While it comes as no surprise that Luther has garnered notoriety and attention for its title character's weekly investigations of lurid, often grisly, crimes, that is merely the sensationalistic surface that leads to and enriches the true substance underneath--that of writer/series creator Neil Cross's more overarching thematic concerns and, most of all, the psychology of his characters. And so it goes with the second part of the second series' first of two installments; with last week's episode serving more of a "re-set the stage" hour, a simple but incredibly telling lingering shot of DCI John Luther's (Idris Elba) face right before the opening titles pretty much announce that it's back to plunging into more perilous internal waters. While the pursuit of masked murderer Cameron Pell (Lee Ingleby) is as urgent as ever it is so beyond merely keeping the mean streets of London that much safer; as one would expect, the key to capturing Cameron lies in Luther's expert investigative acumen, but even with Luther's partner DS Justin Ripley (Warren Brown) in immediate danger, it also, rather ironically, means him casting aside any sense of human attachment.
For someone so often driven by intense passion and emotion as Luther, this is something a lot easier said than done, but it's a major credit to Elba, Cross, and director Sam Miller how this develops so subtly yet rather surely as the hour progresses, not to mention how Cross interweaves this idea of masks and identity into every plot concern as well as bring the more important ideas clearly to the fore. The serial killer plot does offer up its share of suspense and screams as it works to its Case of the (Two) Week(s) resolution, and the quiet dread with which Miller builds to its climax (aided in no small part to Paul Englishby's haunting score) is far more potent than the rather hackneyed walk through shadowy corridors that capped off last week. But this procedural thread fluidly recedes into the background somewhat and a subplot from the previous week, that of young prostitute Jenny Jones (Aimee Ffion-Edwards), gains prominence. Luther's rescue of Jenny leads to a dramatic encounter with her ruthless boss Baba (Pam Ferris), an even scarier figure than Cameron, but it also comes to inform the greater idea introduced last week by psycho-in-residence Alice Morgan (Ruth Wilson): that of breaking away and starting fresh--but also, more importantly, being free to pursue what you want as who you are. When asked by Ripley why he wears a mask, Cameron simply replies, "Wearing a mask makes it easy"--a statement whose veracity is reinforced later, when team leader DCU Martin Schenk grills a perp (in a truly spectacular scene for Schenk's portrayer, Dermot Crowley) and too truthfully declares "It's amazing how our faces betray us."
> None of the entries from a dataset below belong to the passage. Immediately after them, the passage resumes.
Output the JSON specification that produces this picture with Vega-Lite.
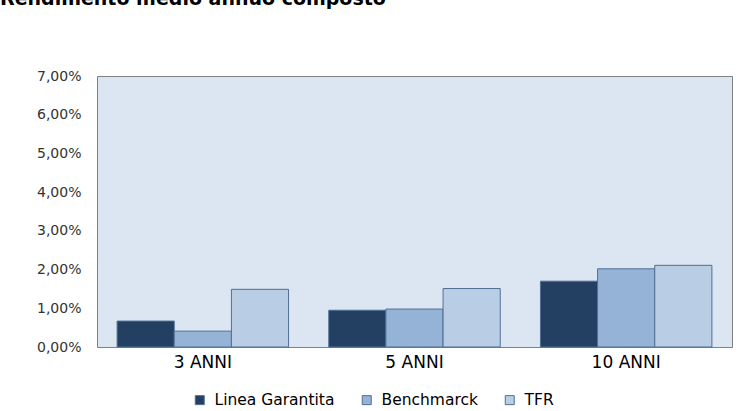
{
  "$schema": "https://vega.github.io/schema/vega-lite/v6.json",
  "width": 635,
  "height": 271,
  "autosize": {"type": "none"},
  "padding": {"left": 97, "top": 76, "right": 10, "bottom": 64},
  "background": "#ffffff",
  "title": {
    "text": "Rendimento medio annuo composto",
    "anchor": "start",
    "frame": "group",
    "dx": -97,
    "offset": 45,
    "baseline": "alphabetic",
    "font": "DejaVu Sans",
    "fontSize": 19,
    "fontWeight": "bold",
    "color": "#000000"
  },
  "data": {
    "values": [
      {"periodo": "3 ANNI", "serie": "Linea Garantita", "valore": 0.67},
      {"periodo": "3 ANNI", "serie": "Benchmarck", "valore": 0.41},
      {"periodo": "3 ANNI", "serie": "TFR", "valore": 1.49},
      {"periodo": "5 ANNI", "serie": "Linea Garantita", "valore": 0.95},
      {"periodo": "5 ANNI", "serie": "Benchmarck", "valore": 0.98},
      {"periodo": "5 ANNI", "serie": "TFR", "valore": 1.51},
      {"periodo": "10 ANNI", "serie": "Linea Garantita", "valore": 1.70},
      {"periodo": "10 ANNI", "serie": "Benchmarck", "valore": 2.02},
      {"periodo": "10 ANNI", "serie": "TFR", "valore": 2.11}
    ]
  },
  "mark": {"type": "bar", "stroke": "#4F6F96", "strokeWidth": 1},
  "encoding": {
    "x": {
      "field": "periodo",
      "type": "nominal",
      "sort": ["3 ANNI", "5 ANNI", "10 ANNI"],
      "scale": {"paddingInner": 0.19, "paddingOuter": 0.095},
      "axis": {
        "title": null,
        "labelAngle": 0,
        "ticks": false,
        "domain": false,
        "labelPadding": 7,
        "labelFont": "DejaVu Sans",
        "labelFontSize": 17,
        "labelColor": "#000000"
      }
    },
    "xOffset": {
      "field": "serie",
      "type": "nominal",
      "sort": ["Linea Garantita", "Benchmarck", "TFR"],
      "scale": {"paddingInner": 0, "paddingOuter": 0}
    },
    "y": {
      "field": "valore",
      "type": "quantitative",
      "scale": {"domain": [0, 7], "nice": false},
      "axis": {
        "title": null,
        "values": [0, 1, 2, 3, 4, 5, 6, 7],
        "labelExpr": "replace(format(datum.value, '.2f'), '.', ',') + '%'",
        "grid": false,
        "ticks": false,
        "domain": false,
        "labelPadding": 16,
        "labelFont": "DejaVu Sans",
        "labelFontSize": 14,
        "labelColor": "#333333"
      }
    },
    "color": {
      "field": "serie",
      "type": "nominal",
      "sort": ["Linea Garantita", "Benchmarck", "TFR"],
      "scale": {
        "domain": ["Linea Garantita", "Benchmarck", "TFR"],
        "range": ["#233F62", "#95B3D7", "#B9CDE5"]
      },
      "legend": {
        "title": null,
        "orient": "none",
        "legendX": 95,
        "legendY": 316,
        "direction": "horizontal",
        "symbolType": "square",
        "symbolSize": 81,
        "symbolOpacity": 1,
        "symbolStrokeColor": "#4F6F96",
        "symbolStrokeWidth": 1,
        "labelFont": "DejaVu Sans",
        "labelFontSize": 15.5,
        "labelColor": "#000000",
        "labelOffset": 7,
        "columnPadding": 24
      }
    }
  },
  "config": {
    "view": {"fill": "#DCE6F2", "stroke": "#808080", "strokeWidth": 1}
  }
}
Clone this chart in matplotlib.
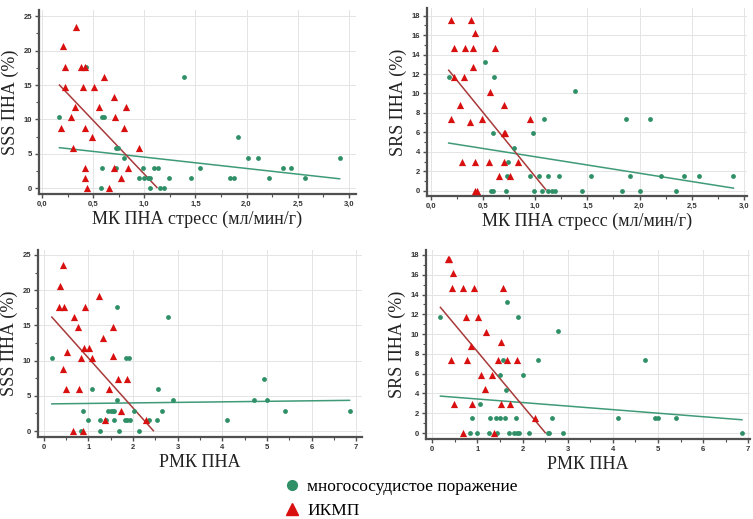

And, going back to that pre-title shot of Luther, it is clear that while the veneer shows him as ideally on-the-ball as as he's ever been as a cop, it's just that--a mask that, indeed, makes it "easier." While his colleagues commend him--an amusingly far cry from series 1, where for however well he did, there was always that air of unease and distrust--leave it to his twisted kin Alice to effortlessly recognize what is truly going on within Luther. Wilson's screen time this week is once again limited, but once again does she ever make it count; in an hour with Cameron and his mask, Baba and her hammer (figuratively and literally), and one hell of an intimidating monologue by Schenk, it says it all that Luther's encounter with Alice is, as usual, the most tense and unsettling scene of them all, what with the ongoing threat not of physical violence, but of the psychological and emotional sort. That, indeed, does manifest in Alice's ever-creepy yet ever-alluring way with words, but most disturbingly in Luther's cold, uncharacteristically detached (non-)reaction, appearing to have succeeded in completely sacrificing and assimilating his identity into the monolithic mask of duty. But Alice knows best, for not long after they part, Luther commits a generous gesture of kindness--and, while the hour ends with various relationships and circumstances again juggled and redrawn, as Cross has shown us all episodes prior, however much Luther means well for others, it almost assuredly won't mean the same for himself.